Forcing Ingestion in Development Branches

When modeling or transforming data with MATE or a third-party orchestrator, the zero-copy-clone of the production database provides actual, unchanged data for your dev or feature branch database. However, if the development work you want to do is modify data ingestion, just cloning is not helpful since the jobs that bring in new, modified data don't run by default.

Consider a typical ingestion job here for Stitch:

pipelines/includes/local_includes/stitch-jobs/my_stitch_job.yml
"My Stitch Job":
  extends:
    - .agent_tag
    - .should_run_ingestion
  stage: "My Stage"
  image: $DATAOPS_STITCH_RUNNER_IMAGE
  variables:
    STITCH_ACTION: START
    STITCH_SOURCE_ID: XXXX
    STITCH_ACCESS_TOKEN: DATAOPS_VAULT(XXXX)
    JOB_NAME: my_stitch_job # Not used inside the job, but used to match FORCE_INGESTION
  script:
    - /dataops
  icon: ${STITCH_ICON}

Given the presence of the .should_run_ingestion base job, the default behavior in a development or feature branch is to skip ingestion and rely on the data provided by zero-copy-clone.

If you want to run ingestion in your dev or feature branch, then the variable FORCE_INGESTION can be used. When set as part of a pipeline execution run, the pipeline will run the job with the $JOB_NAME variable matching the FORCE_INGESTION variable.

note

You can use the execution variable FORCE_ALL_INGESTION to run all the ingestion jobs. See Pipeline Parameters for more information.
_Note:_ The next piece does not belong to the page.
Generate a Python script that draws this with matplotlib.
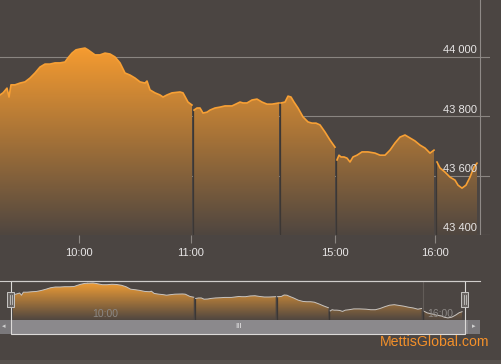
import numpy as np
import matplotlib
matplotlib.use('Agg')
import matplotlib.pyplot as plt
from matplotlib.colors import to_rgb
from matplotlib.patches import Rectangle

plt.rcParams['font.family'] = ['Liberation Sans', 'DejaVu Sans']

# ordinal position of each quote (trading time with breaks removed) and index value
pos = [0, 3, 7, 9, 11, 15, 20, 25, 30, 35, 40, 45, 50, 55, 60, 65, 68, 72, 76, 80,
       85, 88, 95, 100, 105, 110, 115, 120, 125, 130, 135, 140, 145, 147, 150, 155,
       160, 163, 167, 172, 180, 183, 188, 192,
       194, 197, 200, 203, 207, 210, 215, 220, 225, 232, 240, 243, 247, 252, 257,
       262, 267, 272, 279,
       281, 285, 288, 291, 294, 298, 303, 308, 312, 316, 320, 325, 330, 335,
       337, 339, 341, 344, 347, 350, 353, 357, 362, 368, 375, 380, 385, 390, 395,
       400, 405, 410, 415, 420, 425, 430, 434,
       437, 440, 445, 450, 455, 458, 462, 466, 470, 474, 477]
index = [43872, 43879, 43895, 43865, 43906, 43906, 43912, 43916, 43929, 43946,
         43966, 43976, 43976, 43980, 43980, 43983, 43997, 44013, 44024, 44027,
         44030, 44024, 44007, 44007, 44013, 44010, 44000, 43980, 43946, 43939,
         43929, 43916, 43912, 43919, 43889, 43879, 43872, 43865, 43872, 43879,
         43882, 43879, 43848, 43838,
         43821, 43828, 43828, 43811, 43814, 43821, 43828, 43831, 43835, 43835,
         43848, 43845, 43845, 43855, 43858, 43848, 43841, 43841, 43845,
         43845, 43848, 43868, 43865, 43848, 43828, 43798, 43781, 43777, 43777,
         43771, 43747, 43720, 43696,
         43653, 43669, 43663, 43663, 43659, 43646, 43663, 43669, 43680, 43680,
         43676, 43669, 43669, 43686, 43710, 43730, 43737, 43727, 43717, 43703,
         43693, 43676, 43686,
         43646, 43626, 43612, 43595, 43585, 43568, 43558, 43568, 43595, 43629, 43642]
breaks = [193, 280, 336, 436]
tick_pos = [79, 191, 335, 435]
tick_labels = ['10:00', '11:00', '15:00', '16:00']
y_ticks = [43400, 43600, 43800, 44000]
nav_ticks = [79, 435]
nav_labels = ['10:00', '16:00']

bg = '#4b4542'
orange = '#f7a035'
pos = np.array(pos, float)
index = np.array(index, float)
cuts = np.searchsorted(pos, breaks)
segments = np.split(np.arange(len(pos)), cuts)

W, H = 502, 364
fig = plt.figure(figsize=(W / 100, H / 100), dpi=100)
fig.patch.set_facecolor(bg)


def gradient_area(ax, x, y, base, top, c_top, c_bot, line_color, lw):
    n = 256
    t = np.linspace(0, 1, n)[:, None, None]
    ct, cb = np.array(to_rgb(c_top)), np.array(to_rgb(c_bot))
    img = cb + (ct - cb) * t
    for seg in segments:
        poly = ax.fill_between(x[seg], y[seg], base, facecolor='none', edgecolor='none')
        im = ax.imshow(img, extent=(x[seg][0], x[seg][-1], base, top), origin='lower',
                       aspect='auto', zorder=1, interpolation='bilinear')
        im.set_clip_path(poly.get_paths()[0], transform=ax.transData)
        ax.plot(x[seg], y[seg], color=line_color, lw=lw, zorder=3, solid_joinstyle='round')
    # session break gaps
    for b, c in zip(breaks, cuts):
        ax.vlines(b, base, min(y[c - 1], y[c]), color='#3c3734', lw=0.9, zorder=2)


# main chart
ax = fig.add_axes([0, 1 - 235 / H, 490 / W, 235 / H])
ax.set_facecolor(bg)
ax.set_xlim(0, 490)
ax.set_ylim(43400, 44192)
gradient_area(ax, pos, index, 43400, 44030, '#f59b30', '#4f4640', orange, 1.2)
for v in y_ticks:
    ax.axhline(v, color='#8a8581', lw=0.8, zorder=0.5)
    ax.text(477, v + 6, f'{v // 1000} {v % 1000:03d}', ha='right', va='bottom',
            fontsize=8, color='#e8e6e6', zorder=5)
ax.axvline(480, color='#8f8a87', lw=0.8, zorder=4)
ax.set_yticks([])
ax.set_xticks(tick_pos)
ax.set_xticklabels(tick_labels)
ax.tick_params(axis='x', colors='#8a8581', labelcolor='#e8e6e6', labelsize=8,
               length=6, width=0.8, pad=3)
for s in ax.spines.values():
    s.set_visible(False)

# navigator
nav = fig.add_axes([13 / W, 1 - 320 / H, 450 / W, 39 / H])
nav.set_facecolor(bg)
nav.set_xlim(0, 478)
nav.set_ylim(43530, 44057)
for p, lab in zip(nav_ticks, nav_labels):
    nav.axvline(p, color='#625c58', lw=0.8, zorder=0.5)
    nav.text(p + 5, 43610, lab, fontsize=7.5, color='#8c8885', va='center', zorder=5)
gradient_area(nav, pos, index, 43530, 44057, '#f5a035', '#4f4640', '#c8c4c0', 0.7)
nav.set_xticks([])
nav.set_yticks([])
for s in nav.spines.values():
    s.set_visible(False)

# overlay in pixel coordinates for scrollbar, frame and credit
ov = fig.add_axes([0, 0, 1, 1], facecolor='none')
ov.set_xlim(0, W)
ov.set_ylim(H, 0)
ov.axis('off')
ov.add_patch(Rectangle((0, 320), 480, 14, facecolor='#8b898c', edgecolor='none'))
ov.add_patch(Rectangle((0, 320), 11, 14, facecolor='#7a787b', edgecolor='none'))
ov.add_patch(Rectangle((468, 320), 12, 14, facecolor='#7a787b', edgecolor='none'))
ov.text(4, 327, '◂', fontsize=5, color='#d0d0d0', ha='center', va='center')
ov.text(474, 327, '▸', fontsize=5, color='#d0d0d0', ha='center', va='center')
ov.text(238, 327, 'III', fontsize=5.5, color='#f0f0f0', ha='center', va='center')
ov.plot([0, 480], [281, 281], color='#d0cdcb', lw=0.8)
ov.add_patch(Rectangle((11, 281), 454, 53, facecolor='none', edgecolor='#dcdad8', lw=0.8))
for hx in (11, 465):
    ov.add_patch(Rectangle((hx - 3.5, 292), 7, 15, facecolor='#6a6562',
                           edgecolor='#c8c6c4', lw=0.7))
    ov.plot([hx - 1, hx - 1], [295, 304], color='#c8c6c4', lw=0.6)
    ov.plot([hx + 1, hx + 1], [295, 304], color='#c8c6c4', lw=0.6)
ov.add_patch(Rectangle((0, 360), W, 4, facecolor='#57514d', edgecolor='none'))
ov.text(489, 342, 'MettisGlobal.com', fontsize=10.2, color='#f3902a',
        ha='right', va='center')

fig.savefig('out.png', dpi=100, facecolor=bg)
The following image shows a typical pipeline execution run that occurs on development or a feature branch but not on production or QA:

pipeline-execution !!shadow!!

This run results in a pipeline where a job hasn't been selected, as follows:

pipeline-with-job-not-selected !!shadow!!
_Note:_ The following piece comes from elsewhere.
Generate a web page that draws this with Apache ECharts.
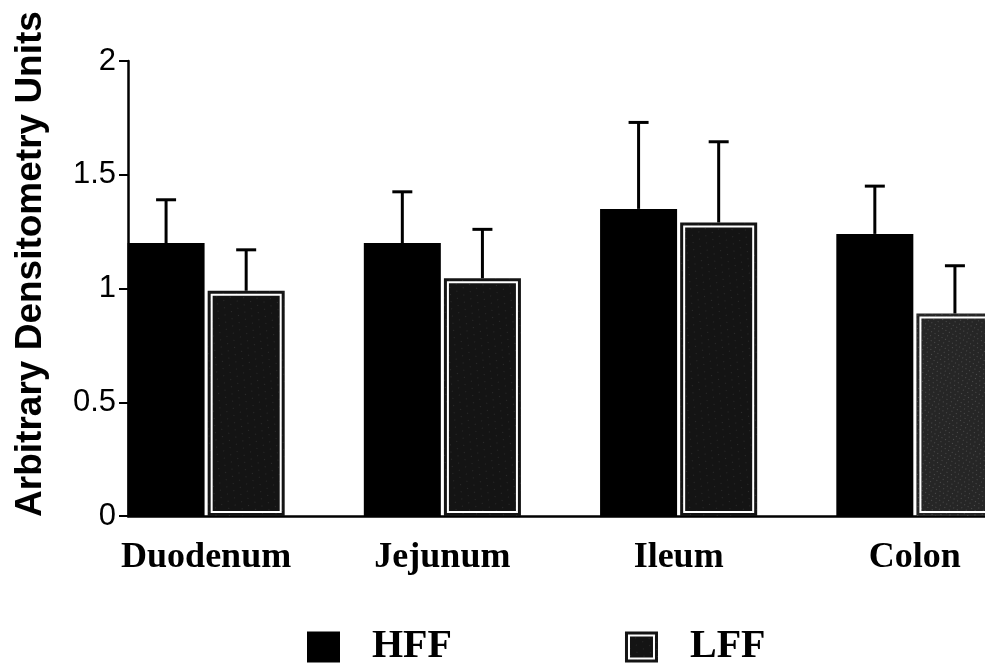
<!DOCTYPE html>
<html>
<head>
<meta charset="utf-8">
<script src="https://cdn.jsdelivr.net/npm/echarts@6/dist/echarts.min.js"></script>
<style>
html,body{margin:0;padding:0;background:#fff;overflow:hidden;width:985px;height:668px;}
#chart{width:1040px;height:668px;}
</style>
</head>
<body>
<div id="chart"></div>
<script>
const categories = ['Duodenum', 'Jejunum', 'Ileum', 'Colon'];
const hffMean = [1.20, 1.20, 1.35, 1.24];
const hffErrTop = [1.39, 1.425, 1.73, 1.45];
const lffMean = [0.99, 1.045, 1.29, 0.89];
const lffErrTop = [1.17, 1.26, 1.645, 1.10];
const yTicks = [0, 0.5, 1, 1.5, 2];
const seriesNames = ['HFF', 'LFF'];
const yTitle = 'Arbitrary Densitometry Units';

const BAR_W = 0.326;   // fraction of category band
const BAR_GAP = 0.04;  // fraction of bar width

const chart = echarts.init(document.getElementById('chart'), null, {renderer: 'canvas'});

function sideRender(side, withRing) {
  return function (params, api) {
    const band = api.size([1, 0])[0];
    const bw = band * BAR_W;
    const gap = bw * BAR_GAP;
    const off = side * (bw + gap) / 2;
    const base = api.coord([api.value(0), api.value(1)]);
    const zero = api.coord([api.value(0), 0]);
    const top = api.coord([api.value(0), api.value(2)]);
    const x = base[0] + off;
    const children = [];
    if (withRing) {
      children.push({
        type: 'rect',
        shape: {x: x - bw / 2 + 4, y: base[1] + 4, width: bw - 8, height: zero[1] - base[1] - 8},
        style: {fill: null, stroke: '#fff', lineWidth: 2}
      });
    }
    children.push({
      type: 'line',
      shape: {x1: x, y1: base[1], x2: x, y2: top[1]},
      style: {stroke: '#000', lineWidth: 3}
    });
    children.push({
      type: 'line',
      shape: {x1: x - 10, y1: top[1], x2: x + 10, y2: top[1]},
      style: {stroke: '#000', lineWidth: 3}
    });
    return {type: 'group', children: children};
  };
}

const lffDecal = {
  symbol: 'rect',
  symbolSize: 0.4,
  color: 'rgba(255,255,255,0.5)',
  dashArrayX: [[1, 7], [0, 4, 1, 3]],
  dashArrayY: [1, 5],
  rotation: 0.5
};
const lffDecalDense = {
  symbol: 'rect',
  symbolSize: 0.6,
  color: 'rgba(255,255,255,0.6)',
  dashArrayX: [[1, 3], [0, 2, 1, 2]],
  dashArrayY: [1, 3],
  rotation: 0.5
};

const option = {
  backgroundColor: '#fff',
  animation: false,
  grid: [
    {left: 88, width: 945, top: 61, bottom: 152},
    {left: 128, right: 55, top: 61, bottom: 152}
  ],
  legend: {
    left: 302,
    top: 622,
    itemWidth: 33,
    itemHeight: 31,
    itemGap: 173,
    selectedMode: false,
    textStyle: {
      fontFamily: 'Liberation Serif',
      fontWeight: 'bold',
      fontSize: 40,
      color: '#000',
      padding: [0, 0, 0, 27]
    },
    data: [
      {name: seriesNames[0], icon: 'rect'},
      {name: seriesNames[1], icon: 'path://M0,0H33V31H0Z M3,3V28H30V3Z M5,5H28V26H5Z'}
    ]
  },
  graphic: [{
    type: 'text',
    x: 31,
    y: 264,
    rotation: Math.PI / 2,
    style: {
      text: yTitle,
      font: 'bold 37px "Liberation Sans", Arial, sans-serif',
      fill: '#000',
      align: 'center',
      verticalAlign: 'middle'
    }
  }],
  xAxis: [
    {
      gridIndex: 0,
      type: 'category',
      data: categories,
      axisLine: {show: false},
      axisTick: {show: false},
      axisLabel: {
        margin: 24,
        fontFamily: 'Liberation Serif',
        fontWeight: 'bold',
        fontSize: 36,
        color: '#000'
      }
    },
    {
      gridIndex: 1,
      type: 'value',
      min: 0, max: 1,
      axisLine: {show: true, lineStyle: {color: '#000', width: 2.5}},
      axisTick: {show: false},
      axisLabel: {show: false},
      splitLine: {show: false}
    }
  ],
  yAxis: [
    {gridIndex: 0, type: 'value', min: 0, max: 2, show: false},
    {
      gridIndex: 1,
      type: 'value',
      min: yTicks[0],
      max: yTicks[yTicks.length - 1],
      interval: 0.5,
      axisLine: {show: true, lineStyle: {color: '#000', width: 2.5}},
      axisTick: {show: true, length: 9, lineStyle: {color: '#000', width: 2}},
      splitLine: {show: false},
      axisLabel: {
        margin: 12,
        fontFamily: 'Liberation Sans',
        fontSize: 31,
        color: '#000',
        formatter: function (v) { return String(v); }
      }
    }
  ],
  series: [
    {
      name: seriesNames[0],
      type: 'bar',
      xAxisIndex: 0, yAxisIndex: 0,
      barWidth: (BAR_W * 100) + '%',
      barGap: (BAR_GAP * 100) + '%',
      itemStyle: {color: '#000'},
      data: hffMean
    },
    {
      name: seriesNames[1],
      type: 'bar',
      xAxisIndex: 0, yAxisIndex: 0,
      barWidth: (BAR_W * 100) + '%',
      barGap: (BAR_GAP * 100) + '%',
      itemStyle: {color: '#141414', decal: lffDecal},
      data: lffMean.map(function (v, i) {
        return i === 3 ? {value: v, itemStyle: {color: '#262626', decal: lffDecalDense}} : v;
      })
    },
    {
      name: 'HFF SEM',
      type: 'custom',
      xAxisIndex: 0, yAxisIndex: 0,
      z: 5,
      renderItem: sideRender(-1, false),
      data: categories.map(function (c, i) { return [i, hffMean[i], hffErrTop[i]]; })
    },
    {
      name: 'LFF SEM',
      type: 'custom',
      xAxisIndex: 0, yAxisIndex: 0,
      z: 5,
      renderItem: sideRender(1, true),
      data: categories.map(function (c, i) { return [i, lffMean[i], lffErrTop[i]]; })
    }
  ]
};
chart.setOption(option);
</script>
</body>
</html>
Setting the FORCE_INGESTION pipeline execution variable, as shown in the first image below, results in a pipeline where a job has been selected, as demonstrated in the second image:

pipeline-with-job-selected !!shadow!!

pipeline-with-job-selected-1 !!shadow!!

In summary, the ingestion job ran even though this was not a production or qa pipeline.